▶ **EXERCISE TASK**
Give every line again exactly as it appears, please, but not the pictures.

--- BEGIN GIVEN DATA ---

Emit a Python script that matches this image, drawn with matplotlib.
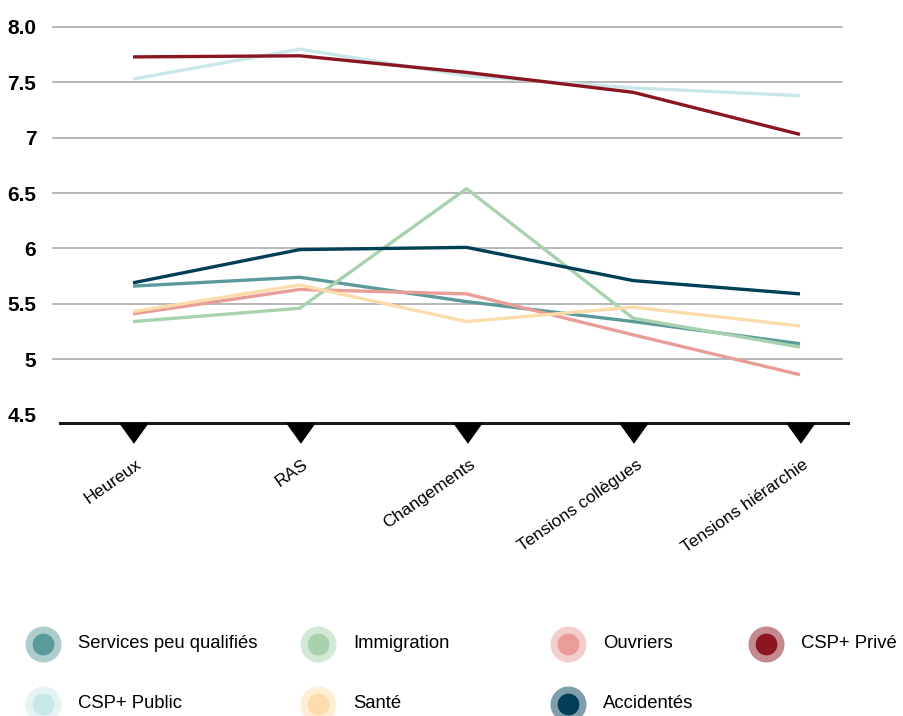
import matplotlib.pyplot as plt
import matplotlib.colors as mcolors
from matplotlib.lines import Line2D
from matplotlib.transforms import ScaledTranslation
import numpy as np

categories = ['Heureux', 'RAS', 'Changements', 'Tensions collègues', 'Tensions hiérarchie']

services = [5.66, 5.74, 5.52, 5.34, 5.14]
immigration = [5.34, 5.46, 6.54, 5.37, 5.11]
ouvriers = [5.41, 5.63, 5.59, 5.22, 4.86]
csp_prive = [7.73, 7.74, 7.59, 7.41, 7.03]
csp_public = [7.53, 7.80, 7.56, 7.45, 7.38]
sante = [5.43, 5.67, 5.34, 5.47, 5.30]
accidentes = [5.69, 5.99, 6.01, 5.71, 5.59]

names = ['Services peu qualifiés', 'Immigration', 'Ouvriers', 'CSP+ Privé',
         'CSP+ Public', 'Santé', 'Accidentés']
series = [services, immigration, ouvriers, csp_prive, csp_public, sante, accidentes]
colors = ['#5b9a9b', '#a8d1ad', '#e89d98', '#8b1520', '#c9e6e8', '#fbdcaa', '#003f56']
zorders = [3, 4, 3, 6, 5, 4, 7]

yticks = [8.0, 7.5, 7, 6.5, 6, 5.5, 5, 4.5]
ytick_labels = ['8.0', '7.5', '7', '6.5', '6', '5.5', '5', '4.5']

W, H = 904, 716
fig = plt.figure(figsize=(W / 100, H / 100), dpi=100)
ax = fig.add_axes([53 / W, 1 - 423 / H, (842 - 53) / W, (423 - 27) / H])

x = np.arange(len(categories))
for vals, col, z in zip(series, colors, zorders):
    ax.plot(x, vals, color=col, lw=2.4, zorder=z, solid_capstyle='butt')

ax.set_xlim(-0.48, 4.252)
ax.set_ylim(4.424, 8.0)

# horizontal guides (no line at 4.5, the base line sits there)
for y in [5, 5.5, 6, 6.5, 7, 7.5, 8.0]:
    ax.axhline(y, color='#a3a3a3', lw=1.1, zorder=1, clip_on=False)

for s in ax.spines.values():
    s.set_visible(False)

ax.plot([0.009, 1.008], [0, 0], transform=ax.transAxes, color='#1a1a1a',
        lw=2.2, clip_on=False, zorder=8)

# downward triangles hanging under the base line
tri = [(-1, 0.7), (1, 0.7), (0, -0.7)]
shift = ScaledTranslation(0, -10 / 100, fig.dpi_scale_trans)
ax.plot(x, [4.424] * len(x), linestyle='none', marker=tri, markersize=20,
        color='black', clip_on=False, zorder=9, transform=ax.transData + shift)

font = ['Liberation Sans', 'DejaVu Sans']

ax.set_yticks(yticks)
ax.set_yticklabels(ytick_labels, family=font, fontweight='bold', fontsize=15)
ax.tick_params(axis='y', length=0, pad=12)

ax.set_xticks(x)
ax.set_xticklabels([])
ax.tick_params(axis='x', length=0)
for i, lab in enumerate(categories):
    ax.annotate(lab, xy=(i, 4.424), xycoords='data', xytext=(7, -40),
                textcoords='offset pixels', rotation=35, rotation_mode='anchor',
                ha='right', va='center', fontsize=12.5, family=font,
                annotation_clip=False)

# legend: two rows of dot markers with a pale halo
col_x = [43, 318, 568, 766]
row_y = [644, 704]
for k, (name, col) in enumerate(zip(names, colors)):
    r, c = divmod(k, 4)
    px, py = col_x[c] / W, 1 - row_y[r] / H
    halo = tuple(0.5 * np.array(mcolors.to_rgb(col)) + 0.5)
    fig.add_artist(Line2D([px], [py], transform=fig.transFigure, marker='o',
                          markersize=20.8, markerfacecolor=col,
                          markeredgecolor=halo, markeredgewidth=5.1))
    fig.text(px + 35 / W, py, name, va='center', ha='left', fontsize=13.3,
             family=font)

fig.savefig('out.png', dpi=100)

--- END GIVEN DATA ---

▶ **EXERCISE RESULT**
Emit a Python script that matches this image, drawn with matplotlib.
import matplotlib.pyplot as plt
import matplotlib.colors as mcolors
from matplotlib.lines import Line2D
from matplotlib.transforms import ScaledTranslation
import numpy as np

categories = ['Heureux', 'RAS', 'Changements', 'Tensions collègues', 'Tensions hiérarchie']

services = [5.66, 5.74, 5.52, 5.34, 5.14]
immigration = [5.34, 5.46, 6.54, 5.37, 5.11]
ouvriers = [5.41, 5.63, 5.59, 5.22, 4.86]
csp_prive = [7.73, 7.74, 7.59, 7.41, 7.03]
csp_public = [7.53, 7.80, 7.56, 7.45, 7.38]
sante = [5.43, 5.67, 5.34, 5.47, 5.30]
accidentes = [5.69, 5.99, 6.01, 5.71, 5.59]

names = ['Services peu qualifiés', 'Immigration', 'Ouvriers', 'CSP+ Privé',
         'CSP+ Public', 'Santé', 'Accidentés']
series = [services, immigration, ouvriers, csp_prive, csp_public, sante, accidentes]
colors = ['#5b9a9b', '#a8d1ad', '#e89d98', '#8b1520', '#c9e6e8', '#fbdcaa', '#003f56']
zorders = [3, 4, 3, 6, 5, 4, 7]

yticks = [8.0, 7.5, 7, 6.5, 6, 5.5, 5, 4.5]
ytick_labels = ['8.0', '7.5', '7', '6.5', '6', '5.5', '5', '4.5']

W, H = 904, 716
fig = plt.figure(figsize=(W / 100, H / 100), dpi=100)
ax = fig.add_axes([53 / W, 1 - 423 / H, (842 - 53) / W, (423 - 27) / H])

x = np.arange(len(categories))
for vals, col, z in zip(series, colors, zorders):
    ax.plot(x, vals, color=col, lw=2.4, zorder=z, solid_capstyle='butt')

ax.set_xlim(-0.48, 4.252)
ax.set_ylim(4.424, 8.0)

# horizontal guides (no line at 4.5, the base line sits there)
for y in [5, 5.5, 6, 6.5, 7, 7.5, 8.0]:
    ax.axhline(y, color='#a3a3a3', lw=1.1, zorder=1, clip_on=False)

for s in ax.spines.values():
    s.set_visible(False)

ax.plot([0.009, 1.008], [0, 0], transform=ax.transAxes, color='#1a1a1a',
        lw=2.2, clip_on=False, zorder=8)

# downward triangles hanging under the base line
tri = [(-1, 0.7), (1, 0.7), (0, -0.7)]
shift = ScaledTranslation(0, -10 / 100, fig.dpi_scale_trans)
ax.plot(x, [4.424] * len(x), linestyle='none', marker=tri, markersize=20,
        color='black', clip_on=False, zorder=9, transform=ax.transData + shift)

font = ['Liberation Sans', 'DejaVu Sans']

ax.set_yticks(yticks)
ax.set_yticklabels(ytick_labels, family=font, fontweight='bold', fontsize=15)
ax.tick_params(axis='y', length=0, pad=12)

ax.set_xticks(x)
ax.set_xticklabels([])
ax.tick_params(axis='x', length=0)
for i, lab in enumerate(categories):
    ax.annotate(lab, xy=(i, 4.424), xycoords='data', xytext=(7, -40),
                textcoords='offset pixels', rotation=35, rotation_mode='anchor',
                ha='right', va='center', fontsize=12.5, family=font,
                annotation_clip=False)

# legend: two rows of dot markers with a pale halo
col_x = [43, 318, 568, 766]
row_y = [644, 704]
for k, (name, col) in enumerate(zip(names, colors)):
    r, c = divmod(k, 4)
    px, py = col_x[c] / W, 1 - row_y[r] / H
    halo = tuple(0.5 * np.array(mcolors.to_rgb(col)) + 0.5)
    fig.add_artist(Line2D([px], [py], transform=fig.transFigure, marker='o',
                          markersize=20.8, markerfacecolor=col,
                          markeredgecolor=halo, markeredgewidth=5.1))
    fig.text(px + 35 / W, py, name, va='center', ha='left', fontsize=13.3,
             family=font)

fig.savefig('out.png', dpi=100)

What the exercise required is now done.